Basically, I try this on the node.js side:
const mic = require('mic')
const Speaker = require('speaker')
const SocketIO = require('socket.io')
const ss = require('socket.io-stream')
...
io.on('connection', socket => {
let micInstance = mic(micConfig)
let micInputStream = micInstance.getAudioStream()
let speakerInstance = new Speaker(speakerConfig)
...
ss(socket).on('client-connect', (stream, data) => { // stream: duplex stream
stream.pipe(speakerInstance) //speakerInstance: writable stream
micInputStream.pipe(stream) //micInputStream: readable stream
micInstance.start()
})
})
and this on the browser side:
const socket = io()
navigator.mediaDevices.getUserMedia({audio:true}).then(clientMicStream => { // Get microphone input
// Create a duplex stream using the socket.io-stream library's ss.createStream() method and emit it it to the server
const stream = ss.createStream() //stream: duplex stream
ss(socket).emit('client-connect', stream)

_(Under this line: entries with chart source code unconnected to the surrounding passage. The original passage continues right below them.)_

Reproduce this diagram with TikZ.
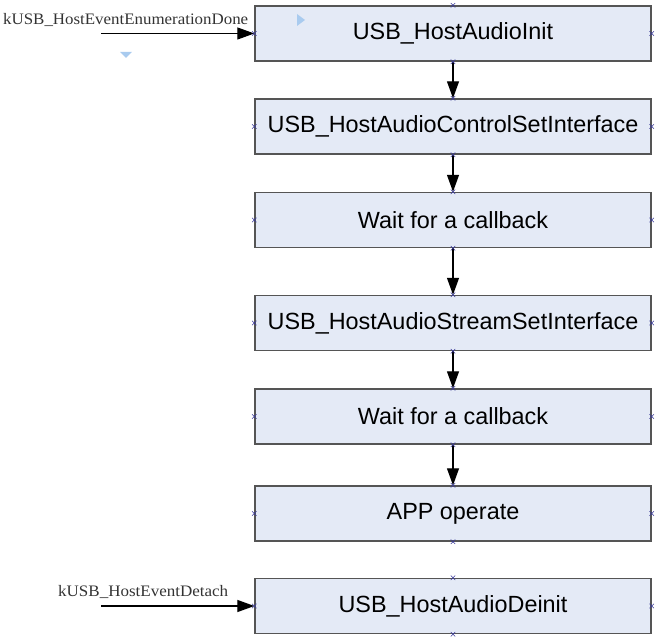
\documentclass[tikz,border=0pt]{standalone}
\usepackage{fontspec}
\usepackage{graphicx}
\setmainfont{Liberation Sans}
\newfontfamily\labelfont{Liberation Serif}
\usetikzlibrary{arrows.meta,shapes.misc}
\definecolor{boxfill}{HTML}{E4EAF6}
\definecolor{boxline}{HTML}{555555}
\definecolor{markblue}{HTML}{3A3A9A}
\definecolor{ghost}{HTML}{A9CBEF}
\begin{document}
\begin{tikzpicture}[x=1pt,y=-1pt,
  stepbox/.style={draw=boxline, line width=1.4pt, fill=boxfill, minimum width=396pt,
    minimum height=55pt, inner sep=0pt, font=\fontsize{23.4}{26}\selectfont},
  flow/.style={line width=1.2pt, -{Triangle[length=17pt,width=12pt]}},
  evlabel/.style={inner sep=0pt, anchor=base west, text=black!80,
    font=\labelfont\fontsize{16}{18}\selectfont},
  xm/.style={cross out, draw=markblue, line width=0.5pt, minimum size=4pt, inner sep=0pt},
]
\useasboundingbox (0,0) rectangle (657,639);
\node[stepbox] (b1) at (453,33.5) {USB\_HostAudioInit};
\node[stepbox] (b2) at (453,126.5) {USB\_HostAudioControlSetInterface};
\node[stepbox] (b3) at (453,220) {Wait for a callback};
\node[stepbox] (b4) at (453,323) {USB\_HostAudioStreamSetInterface};
\node[stepbox] (b5) at (453,416.5) {Wait for a callback};
\node[stepbox] (b6) at (453,513.5) {APP operate};
\node[stepbox] (b7) at (453,606) {USB\_HostAudioDeinit};

\draw[flow] (b1.south) -- (b2.north);
\draw[flow] (b2.south) -- (b3.north);
\draw[flow] (b3.south) -- (b4.north);
\draw[flow] (b4.south) -- (b5.north);
\draw[flow] (b5.south) -- (b6.north);

\node[evlabel] (l1) at (3,25) {\resizebox{245pt}{\height}{kUSB\_HostEventEnumerationDone}};
\node[evlabel] (l2) at (58,596) {\resizebox{170pt}{\height}{kUSB\_HostEventDetach}};
\coordinate (s1) at (101,33.5);
\coordinate (s2) at (101,606);
\draw[flow] (s1) -- (b1.west);
\draw[flow] (s2) -- (b7.west);

\foreach \n in {b1,b2,b3,b4,b5,b6,b7}{
  \foreach \a in {north,south,east,west}{
    \node[xm] at (\n.\a) {};
  }
}

\fill[ghost] (297,14) -- (305,20) -- (297,26) -- cycle;
\fill[ghost] (120,52) -- (132,52) -- (126,58) -- cycle;
\end{tikzpicture}
\end{document}
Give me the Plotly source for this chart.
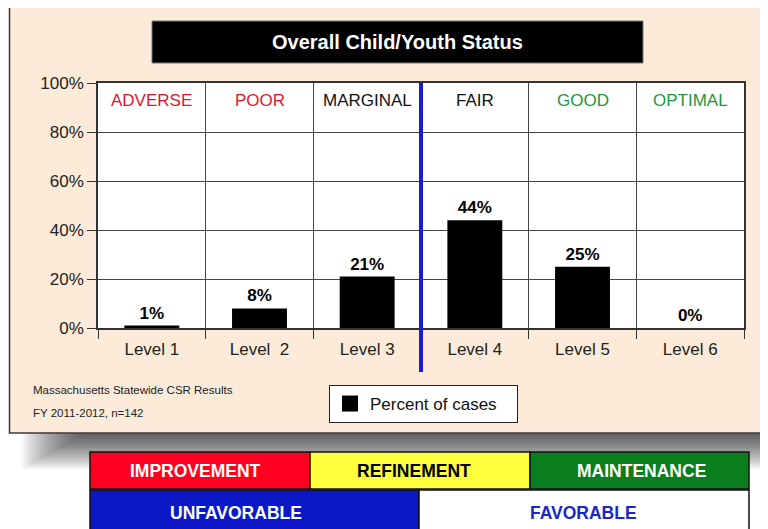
import plotly.graph_objects as go

# ---- data ----
levels = ["Level 1", "Level\u00a0 2", "Level 3", "Level 4", "Level 5", "Level 6"]
percent = [1, 8, 21, 44, 25, 0]
percent_labels = ["%d%%" % v for v in percent]
status_labels = ["ADVERSE", "POOR", "MARGINAL", "FAIR", "GOOD", "OPTIMAL"]
status_colors = ["#e0162e", "#e0162e", "#111111", "#111111", "#23963a", "#23963a"]
y_ticks = [0, 20, 40, 60, 80, 100]
series_name = "Percent of cases"
title_text = "Overall Child/Youth Status"
note_lines = ["Massachusetts Statewide CSR Results", "FY 2011-2012, n=142"]
zone_row1 = ["IMPROVEMENT", "REFINEMENT", "MAINTENANCE"]
zone_row2 = ["UNFAVORABLE", "FAVORABLE"]

OFF = 8  # page body margin
W, H = 768 - OFF, 529 - OFF
# plot area in page pixels
L, R, T, B = 98, 744, 83, 328
FONT = "Liberation Sans, Arial, Helvetica, sans-serif"


def X(px):
    return (px - L) / (R - L)


def Y(py):
    return (B - py) / (B - T)


fig = go.Figure()
fig.add_trace(go.Bar(
    x=levels, y=percent, width=0.51, text=percent_labels,
    marker=dict(color="black", line=dict(width=0)),
    texttemplate="<b>%{text}</b>", textposition="outside",
    textfont=dict(size=17, color="black", family=FONT),
    cliponaxis=False, showlegend=False, hoverinfo="skip",
))
fig.add_trace(go.Scatter(
    x=[None], y=[None], mode="markers", name=series_name,
    marker=dict(symbol="square", size=16, color="black"),
))

shapes = []
# soft drop shadow of panel
N = 24
for i in range(1, N + 1):
    shapes.append(dict(type="rect", xref="paper", yref="paper", layer="below",
                       x0=X(84 - 2.6 * i), x1=X(830), y0=Y(60), y1=Y(433 + 1.5 * i),
                       fillcolor="rgba(0,0,0,0.036)", line=dict(width=0)))
# peach panel
shapes.append(dict(type="rect", xref="paper", yref="paper", layer="below",
                   x0=X(9.5), x1=X(830), y0=Y(4), y1=Y(433),
                   fillcolor="#fdebd9", line=dict(color="#3a3a3a", width=1.5)))
# white plot area
shapes.append(dict(type="rect", xref="paper", yref="paper", layer="below",
                   x0=0, x1=1, y0=0, y1=1, fillcolor="white", line=dict(width=0)))
# title box
shapes.append(dict(type="rect", xref="paper", yref="paper",
                   x0=X(152), x1=X(643), y0=Y(21), y1=Y(63),
                   fillcolor="black", line=dict(color="#777", width=1)))
# blue divider between level 3 and 4
shapes.append(dict(type="line", xref="x", yref="paper", x0=2.5, x1=2.5,
                   y0=Y(372), y1=1, line=dict(color="#1a1adc", width=4)))

# zone boxes
row1 = [(90, 310, "#ff0020", "white"), (310, 530, "#ffff3c", "black"),
        (530, 749, "#0a7d1e", "white")]
row2 = [(90, 419, "#0c18c8", "white"), (419, 749, "#ffffff", "#1b26c6")]
row1_text_x = [195, 414, 641]
row2_text_x = [236, 583]

annotations = []
for (x0, x1, fc, tc), label, tx in zip(row1, zone_row1, row1_text_x):
    shapes.append(dict(type="rect", xref="paper", yref="paper",
                       x0=X(x0), x1=X(x1), y0=Y(452), y1=Y(489),
                       fillcolor=fc, line=dict(color="#111", width=1.5)))
    annotations.append(dict(text="<b>%s</b>" % label, xref="paper", yref="paper",
                            x=X(tx), y=Y(471), xanchor="center", yanchor="middle",
                            showarrow=False,
                            font=dict(size=17.5, color=tc, family=FONT)))
for (x0, x1, fc, tc), label, tx in zip(row2, zone_row2, row2_text_x):
    shapes.append(dict(type="rect", xref="paper", yref="paper",
                       x0=X(x0), x1=X(x1), y0=Y(490), y1=Y(545),
                       fillcolor=fc, line=dict(color="#111", width=1.5)))
    annotations.append(dict(text="<b>%s</b>" % label, xref="paper", yref="paper",
                            x=X(tx), y=Y(513), xanchor="center", yanchor="middle",
                            showarrow=False,
                            font=dict(size=17.5, color=tc, family=FONT)))

# title text
annotations.append(dict(text="<b>%s</b>" % title_text, xref="paper", yref="paper",
                        x=X(397.5), y=Y(42), xanchor="center", yanchor="middle",
                        showarrow=False,
                        font=dict(size=20, color="white", family=FONT)))
# status headers
for lvl, lab, col in zip(levels, status_labels, status_colors):
    annotations.append(dict(text=lab, xref="x", yref="paper", x=lvl, y=Y(100),
                            xanchor="center", yanchor="middle", showarrow=False,
                            font=dict(size=17, color=col, family=FONT)))
# notes
for line, py in zip(note_lines, [390, 413]):
    annotations.append(dict(text=line, xref="paper", yref="paper", x=X(31), y=Y(py),
                            xanchor="left", yanchor="middle", showarrow=False,
                            font=dict(size=11.5, color="#222", family=FONT)))

fig.update_layout(
    width=W, height=H,
    margin=dict(l=L - OFF, r=W - (R - OFF), t=T - OFF, b=H - (B - OFF), pad=0),
    paper_bgcolor="white", plot_bgcolor="rgba(0,0,0,0)",
    font=dict(family=FONT, color="#222"),
    shapes=shapes, annotations=annotations,
    legend=dict(x=X(329), y=Y(385), xanchor="left", yanchor="top",
                orientation="h", entrywidth=142, entrywidthmode="pixels",
                bgcolor="white", bordercolor="#222", borderwidth=1,
                font=dict(size=17, color="#111", family=FONT)),
    xaxis=dict(type="category", tickson="boundaries", ticks="outside", ticklen=9,
               ticklabelstandoff=5,
               tickcolor="#333", showgrid=True, gridcolor="#444", gridwidth=1,
               showline=True, linecolor="#333", linewidth=1.5, mirror=True,
               tickfont=dict(size=17, color="#222", family=FONT), fixedrange=True),
    yaxis=dict(range=[0, 100], tickvals=y_ticks, ticktext=["%d%%" % v for v in y_ticks],
               ticks="outside", ticklen=9, tickcolor="#333", showgrid=True,
               gridcolor="#444", gridwidth=1, zeroline=False, showline=True,
               linecolor="#333", linewidth=1.5, mirror=True,
               tickfont=dict(size=17, color="#222", family=FONT), fixedrange=True),
)

fig.write_html("out.html")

// Send microphone input to the server by piping it into the stream
clientMicStream.pipe(stream) //clientMicStream: readable stream
// Play audio received from the server through the stream
const aCtx = new AudioContext()
const analyser = aCtx.createAnalyser()
const microphone = aCtx.createMediaStreamSource(stream)
microphone.connect(analyser)
analyser.connect(aCtx.destination)
}).catch(e => {
console.error('Error capturing audio.')
alert('Error capturing audio.')
})
The whole code can be viewed at: https://github.com/T-vK/node-browser-audio-stream-test
(The README.md contains instructions on how to set it up, if you want to test it.) The relevant code is in server.js (The setupStream() function contains the interesting code.) and client.html.
As you can see I'm trying to send the duplex stream over the connection and pipe the microphone inputs into the duplex stream and pipe the duplex stream to the speaker on each end (like I did it in tvoip). It does not work atm, though.
Edit:
I'm not sure if I get this right, but the "stream" that I get from getUserMedia() is a MediaStream and this media stream can have MediaStreamTracks (audio, video or both). I'm my case it would obviously just be one track (audio). But a MediaStreamTrack
doesn't seem to be a stream as I know it from Node.js, meaning that it can't just be piped. So maybe it would have to be converted into one. I found this interesting library called microphone-stream which claims to be able to do it. But it doesn't seem to be available as a simple browser library. It seems to require wrapping your whole project with browserify. Which seems very overkill. I'd like to keep it simple.